:: WHAT YOU HAVE TO DO ::
Transcribe the whole listing without a single picture.

:: MATERIAL PROVIDED ::

══════

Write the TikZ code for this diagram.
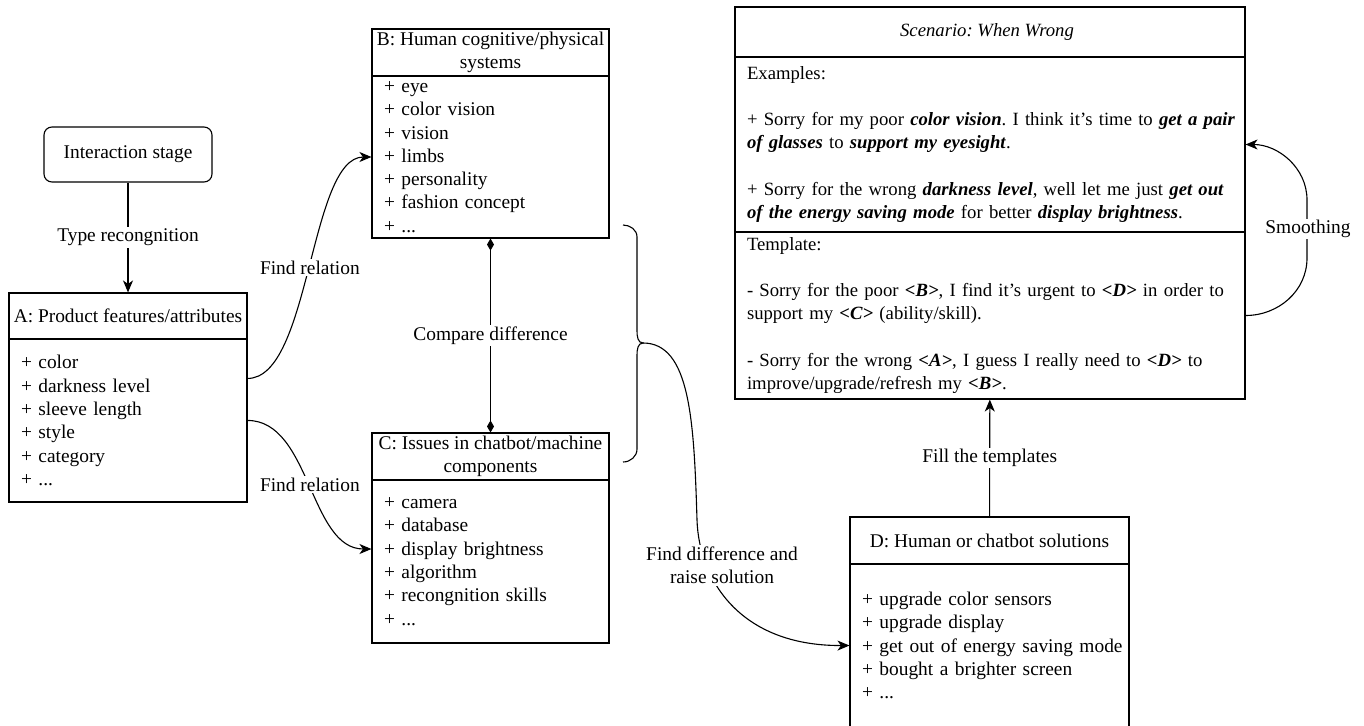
\documentclass[tikz,border=0pt]{standalone}
\usepackage{fontspec}
\setmainfont{LiberationSerif}[Extension=.ttf,UprightFont=*-Regular,BoldFont=*-Bold,ItalicFont=*-Italic,BoldItalicFont=*-BoldItalic]
\usetikzlibrary{arrows.meta}
\frenchspacing
\newcommand\myfs{\fontsize{19.4}{23.3}\selectfont}
\newcommand\myfss{\fontsize{18.7}{23.3}\selectfont}
\newcommand\bix[1]{\textbf{\textit{#1}}}
\begin{document}
\begin{tikzpicture}[x=1pt,y=-1pt,line width=1.1pt,font=\myfs,
  box/.style={draw,rectangle,inner sep=0pt},
  listbox/.style={box,align=left,inner xsep=12pt},
  lbl/.style={fill=white,inner sep=1.5pt},
  arr/.style={-{Stealth[length=12pt,width=10pt,inset=3.5pt]}},
  dia/.style={{Diamond[length=12pt,width=7pt]}-{Diamond[length=12pt,width=7pt]}}]
\path[use as bounding box] (0,0) rectangle (1364,725);
\clip (0,0) rectangle (1364,725);

% Interaction stage
\node[box,rounded corners=8pt,minimum width=168pt,minimum height=55pt] (IS) at (128,154.5) {Interaction stage};

% A
\node[box,minimum width=238pt,minimum height=46pt] (Ah) at (128,316) {A: Product features/attributes};
\node[listbox,minimum width=238pt,minimum height=163pt,text width=214pt] (Ab) at (128,420.5)
  {+ color\\+ darkness level\\+ sleeve length\\+ style\\+ category\\+ ...};

% B
\node[box,minimum width=237pt,minimum height=47pt,align=center] (Bh) at (490.5,52.5) {B: Human cognitive/physical\\systems};
\node[listbox,minimum width=237pt,minimum height=162pt,text width=213pt] (Bb) at (490.5,157)
  {+ eye\\+ color vision\\+ vision\\+ limbs\\+ personality\\+ fashion concept\\+ ...};

% C
\node[box,minimum width=237pt,minimum height=47pt,align=center] (Ch) at (490.5,456.5) {C: Issues in chatbot/machine\\components};
\node[listbox,minimum width=237pt,minimum height=163pt,text width=213pt] (Cb) at (490.5,561.5)
  {+ camera\\+ database\\+ display brightness\\+ algorithm\\+ recongnition skills\\+ ...};

% D
\node[box,minimum width=279pt,minimum height=47pt] (Dh) at (989.5,540.5) {D: Human or chatbot solutions};
\node[listbox,minimum width=279pt,minimum height=163pt,text width=255pt] (Db) at (989.5,645.5)
  {+ upgrade color sensors\\+ upgrade display\\\mbox{+ get out of energy saving mode}\\+ bought a brighter screen\\+ ...};

% Scenario
\node[box,minimum width=510pt,minimum height=50pt,font=\myfss\itshape] (Sh) at (990,32) {Scenario: When Wrong\hspace*{6pt}};
\node[listbox,minimum width=510pt,minimum height=175pt,text width=486pt,font=\myfss] (Sex) at (990,144.5)
  {\mbox{Examples:}\\[23.3pt]
   \mbox{+ Sorry for my poor \bix{color vision}. I think it’s time to \bix{get a pair}}\\
   \mbox{\bix{of glasses} to \bix{support my eyesight}.}\\[23.3pt]
   \mbox{+ Sorry for the wrong \bix{darkness level}, well let me just \bix{get out}}\\
   \mbox{\bix{of the energy saving mode} for better \bix{display brightness}.}};
\node[listbox,minimum width=510pt,minimum height=167pt,text width=486pt,font=\myfss] (Stemp) at (990,315.5)
  {\mbox{Template:}\\[23.3pt]
   \mbox{- Sorry for the poor \bix{<B>}, I find it’s urgent to \bix{<D>} in order to}\\
   \mbox{support my \bix{<C>} (ability/skill).}\\[23.3pt]
   \mbox{- Sorry for the wrong \bix{<A>}, I guess I really need to \bix{<D>} to}\\
   \mbox{improve/upgrade/refresh my \bix{<B>}.}};

% connectors
\draw[arr] (IS) -- node[lbl]{Type recongnition} (Ah);
\draw[arr] ([yshift=-40pt]Ab.north east) .. controls +(63,0) and +(-62,0) .. (Bb.west)
  node[lbl,pos=0.5]{Find relation};
\draw[arr] ([yshift=-82pt]Ab.north east) .. controls +(63,0) and +(-62,0) .. ([yshift=12.5pt]Cb.west)
  node[lbl,pos=0.5]{Find relation};
\draw[dia] (Bb) -- node[lbl]{Compare difference} (Ch);

% brace
\draw (623,225) to[out=0,in=90] (637,237) -- (637,331) to[out=-90,in=180] (643,343) coordinate (bt)
  to[out=180,in=90] (637,355) -- (637,449) to[out=-90,in=0] (623,462);

\draw[arr] (bt) .. controls (690,343) and (694,420) .. (697,520) .. controls (699,580) and (740,646) .. (Db.west);
\node[lbl,align=center] (lfd) at (722,565.5) {Find difference and\\raise solution};

\draw[arr] (Dh) -- node[lbl]{Fill the templates} (Stemp);

\draw[arr] (Stemp.east) to[out=0,in=-90] (1307,258) -- (1307,200) to[out=90,in=0] (Sex.east);
\node[lbl] (lsm) at (1308,229) {Smoothing};
\end{tikzpicture}
\end{document}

══════

:: RESPONSE BELOW ::
Write the TikZ code for this diagram.
\documentclass[tikz,border=0pt]{standalone}
\usepackage{fontspec}
\setmainfont{LiberationSerif}[Extension=.ttf,UprightFont=*-Regular,BoldFont=*-Bold,ItalicFont=*-Italic,BoldItalicFont=*-BoldItalic]
\usetikzlibrary{arrows.meta}
\frenchspacing
\newcommand\myfs{\fontsize{19.4}{23.3}\selectfont}
\newcommand\myfss{\fontsize{18.7}{23.3}\selectfont}
\newcommand\bix[1]{\textbf{\textit{#1}}}
\begin{document}
\begin{tikzpicture}[x=1pt,y=-1pt,line width=1.1pt,font=\myfs,
  box/.style={draw,rectangle,inner sep=0pt},
  listbox/.style={box,align=left,inner xsep=12pt},
  lbl/.style={fill=white,inner sep=1.5pt},
  arr/.style={-{Stealth[length=12pt,width=10pt,inset=3.5pt]}},
  dia/.style={{Diamond[length=12pt,width=7pt]}-{Diamond[length=12pt,width=7pt]}}]
\path[use as bounding box] (0,0) rectangle (1364,725);
\clip (0,0) rectangle (1364,725);

% Interaction stage
\node[box,rounded corners=8pt,minimum width=168pt,minimum height=55pt] (IS) at (128,154.5) {Interaction stage};

% A
\node[box,minimum width=238pt,minimum height=46pt] (Ah) at (128,316) {A: Product features/attributes};
\node[listbox,minimum width=238pt,minimum height=163pt,text width=214pt] (Ab) at (128,420.5)
  {+ color\\+ darkness level\\+ sleeve length\\+ style\\+ category\\+ ...};

% B
\node[box,minimum width=237pt,minimum height=47pt,align=center] (Bh) at (490.5,52.5) {B: Human cognitive/physical\\systems};
\node[listbox,minimum width=237pt,minimum height=162pt,text width=213pt] (Bb) at (490.5,157)
  {+ eye\\+ color vision\\+ vision\\+ limbs\\+ personality\\+ fashion concept\\+ ...};

% C
\node[box,minimum width=237pt,minimum height=47pt,align=center] (Ch) at (490.5,456.5) {C: Issues in chatbot/machine\\components};
\node[listbox,minimum width=237pt,minimum height=163pt,text width=213pt] (Cb) at (490.5,561.5)
  {+ camera\\+ database\\+ display brightness\\+ algorithm\\+ recongnition skills\\+ ...};

% D
\node[box,minimum width=279pt,minimum height=47pt] (Dh) at (989.5,540.5) {D: Human or chatbot solutions};
\node[listbox,minimum width=279pt,minimum height=163pt,text width=255pt] (Db) at (989.5,645.5)
  {+ upgrade color sensors\\+ upgrade display\\\mbox{+ get out of energy saving mode}\\+ bought a brighter screen\\+ ...};

% Scenario
\node[box,minimum width=510pt,minimum height=50pt,font=\myfss\itshape] (Sh) at (990,32) {Scenario: When Wrong\hspace*{6pt}};
\node[listbox,minimum width=510pt,minimum height=175pt,text width=486pt,font=\myfss] (Sex) at (990,144.5)
  {\mbox{Examples:}\\[23.3pt]
   \mbox{+ Sorry for my poor \bix{color vision}. I think it’s time to \bix{get a pair}}\\
   \mbox{\bix{of glasses} to \bix{support my eyesight}.}\\[23.3pt]
   \mbox{+ Sorry for the wrong \bix{darkness level}, well let me just \bix{get out}}\\
   \mbox{\bix{of the energy saving mode} for better \bix{display brightness}.}};
\node[listbox,minimum width=510pt,minimum height=167pt,text width=486pt,font=\myfss] (Stemp) at (990,315.5)
  {\mbox{Template:}\\[23.3pt]
   \mbox{- Sorry for the poor \bix{<B>}, I find it’s urgent to \bix{<D>} in order to}\\
   \mbox{support my \bix{<C>} (ability/skill).}\\[23.3pt]
   \mbox{- Sorry for the wrong \bix{<A>}, I guess I really need to \bix{<D>} to}\\
   \mbox{improve/upgrade/refresh my \bix{<B>}.}};

% connectors
\draw[arr] (IS) -- node[lbl]{Type recongnition} (Ah);
\draw[arr] ([yshift=-40pt]Ab.north east) .. controls +(63,0) and +(-62,0) .. (Bb.west)
  node[lbl,pos=0.5]{Find relation};
\draw[arr] ([yshift=-82pt]Ab.north east) .. controls +(63,0) and +(-62,0) .. ([yshift=12.5pt]Cb.west)
  node[lbl,pos=0.5]{Find relation};
\draw[dia] (Bb) -- node[lbl]{Compare difference} (Ch);

% brace
\draw (623,225) to[out=0,in=90] (637,237) -- (637,331) to[out=-90,in=180] (643,343) coordinate (bt)
  to[out=180,in=90] (637,355) -- (637,449) to[out=-90,in=0] (623,462);

\draw[arr] (bt) .. controls (690,343) and (694,420) .. (697,520) .. controls (699,580) and (740,646) .. (Db.west);
\node[lbl,align=center] (lfd) at (722,565.5) {Find difference and\\raise solution};

\draw[arr] (Dh) -- node[lbl]{Fill the templates} (Stemp);

\draw[arr] (Stemp.east) to[out=0,in=-90] (1307,258) -- (1307,200) to[out=90,in=0] (Sex.east);
\node[lbl] (lsm) at (1308,229) {Smoothing};
\end{tikzpicture}
\end{document}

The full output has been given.